По сей день, когда встречаю кого-нибудь из друзей военного детства, они вспоминают ту чистопольскую елку, которую устроила моя мама. Были гости из интерната для эвакуированных детей. Была елочка, невысокая, но пушистая и пахучая. Был торт – а мы даже слова такого не помнили! – из пшеничной муки с медом. Глядя на мамины хлопоты, хозяйка дома, где мы снимали комнату, принесла из дровяного сарая заледеневший ящик, полный настоящих довоенных елочных украшений. Она сама нарядила нашу елочку, а оставшиеся игрушки раздарила нам. Мне достался чудесный крошечный бубен, он тоненько звенел, если его встряхнуть, а когда он совсем оттаял в натопленной комнате, оказалось, что внутри у него – ясное зеркальце! От восторга я бросилась к маме и стала ее просить – для полноты счастья – надеть то нарядное , до полу, довоенное платье и с младенчества любимое мною ожерелье из твердых прохладных бусин. Не помню, что ответила мама, помню только свое разочарование. Не скоро мне стало известно, что платье и ожерелье мама обменяла на рынке на кулек белой муки и баночку меда, чтобы испечь нам на елку почти настоящий торт.

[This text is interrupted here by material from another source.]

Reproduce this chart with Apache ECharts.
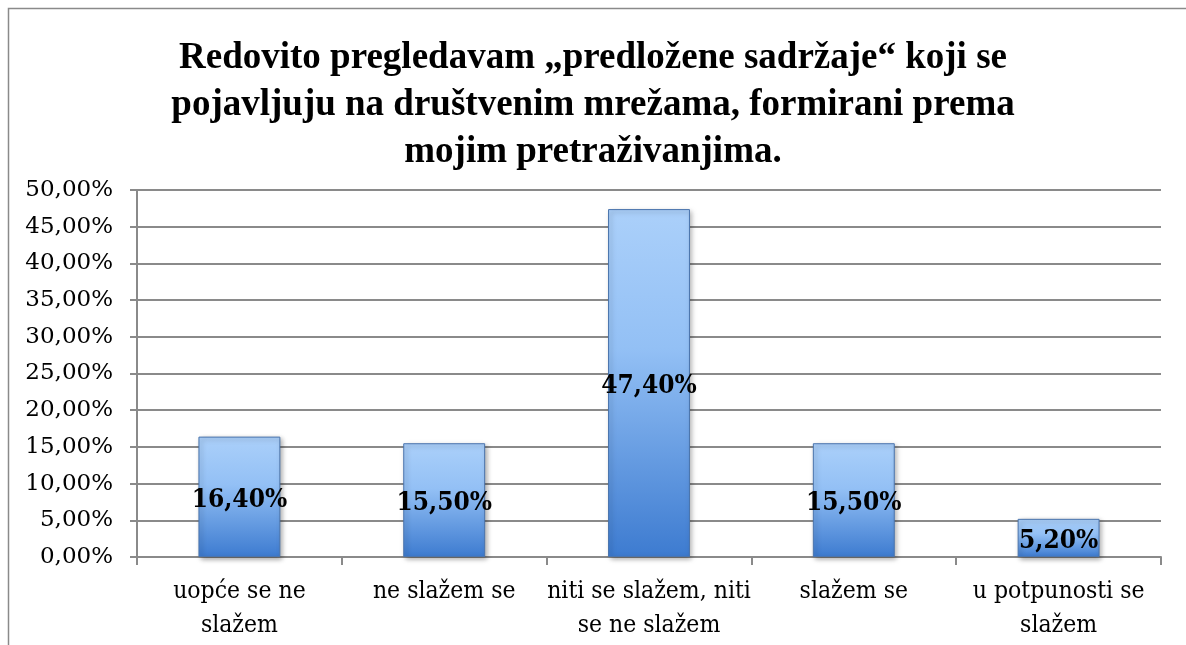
<!DOCTYPE html>
<html>
<head>
<meta charset="utf-8">
<script src="https://cdn.jsdelivr.net/npm/echarts@6/dist/echarts.min.js"></script>
<style>
  html, body { margin: 0; padding: 0; background: #fff; }
  #chart { width: 1186px; height: 645px; }
</style>
</head>
<body>
<div id="chart"></div>
<script>
var titleText = "Redovito pregledavam „predložene sadržaje“ koji se\npojavljuju na društvenim mrežama, formirani prema\nmojim pretraživanjima.";
var categories = ["uopće se ne\nslažem", "ne slažem se", "niti se slažem, niti\nse ne slažem", "slažem se", "u potpunosti se\nslažem"];
var values = [16.4, 15.5, 47.4, 15.5, 5.2];

var condensed = "'DejaVu Serif Condensed', 'DejaVu Serif', serif";

function pct(v) {
    return v.toFixed(2).replace(".", ",") + "%";
}

var myChart = echarts.init(document.getElementById("chart"));
var option = {
    animation: false,
    graphic: [{
        type: "rect",
        shape: { x: 8.5, y: 8.5, width: 1300, height: 800 },
        style: { fill: "none", stroke: "#8a8a8a", lineWidth: 1.5 },
        silent: true
    }],
    title: {
        text: titleText,
        left: "center",
        top: 30,
        textStyle: {
            fontFamily: "Liberation Serif",
            fontWeight: "bold",
            fontSize: 37,
            lineHeight: 47,
            color: "#000"
        }
    },
    grid: { left: 137, right: 25, top: 190, bottom: 88 },
    xAxis: {
        type: "category",
        data: categories,
        axisLine: { lineStyle: { color: "#8a8a8a", width: 2 } },
        axisTick: { show: true, length: 8, lineStyle: { color: "#8a8a8a", width: 2 } },
        axisLabel: {
            fontFamily: condensed,
            fontSize: 24.5,
            lineHeight: 34,
            color: "#000",
            margin: 18,
            interval: 0
        }
    },
    yAxis: {
        type: "value",
        min: 0,
        max: 50,
        interval: 5,
        axisLine: { show: true, lineStyle: { color: "#8a8a8a", width: 2 } },
        axisTick: { show: true, length: 7, lineStyle: { color: "#8a8a8a", width: 2 } },
        splitLine: { lineStyle: { color: "#8a8a8a", width: 2 } },
        axisLabel: {
            fontFamily: "DejaVu Serif",
            fontSize: 23,
            color: "#000",
            margin: 24,
            formatter: function (v) { return pct(v); }
        }
    },
    series: [{
        type: "bar",
        data: values,
        barWidth: "40%",
        itemStyle: {
            color: new echarts.graphic.LinearGradient(0, 0, 0, 1, [
                { offset: 0, color: "#abd0fa" },
                { offset: 0.4, color: "#93c0f5" },
                { offset: 1, color: "#3d7bd0" }
            ]),
            borderColor: "#4a74ad",
            borderWidth: 1,
            shadowColor: "rgba(0,0,0,0.35)",
            shadowBlur: 5,
            shadowOffsetX: 2,
            shadowOffsetY: 2
        },
        label: {
            show: true,
            position: "inside",
            offset: [0, 3],
            fontFamily: condensed,
            fontWeight: "bold",
            fontSize: 26,
            color: "#000",
            formatter: function (p) { return pct(p.value); }
        }
    }]
};
myChart.setOption(option);
</script>
</body>
</html>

Год 1949-й. Война позади, жизнь понемногу налаживается – у многих, только не у нас.
Мой отец объявлен космополитом, антипатриотом , Я читаю об этом в газетах и не могу свести концы с концами: он воевал за нашу страну, я так горжусь его боевыми наградами! Кто же тогда патриоты, если не такие, как он? И что значит это длинное, новое для меня слово космополит? Я смотрела в словаре, но так и не поняла, при чем тут мой папа, всю жизнь проживший в России русский писатель. И как это так: газета называется «Правда», а там всё врут про моего отца?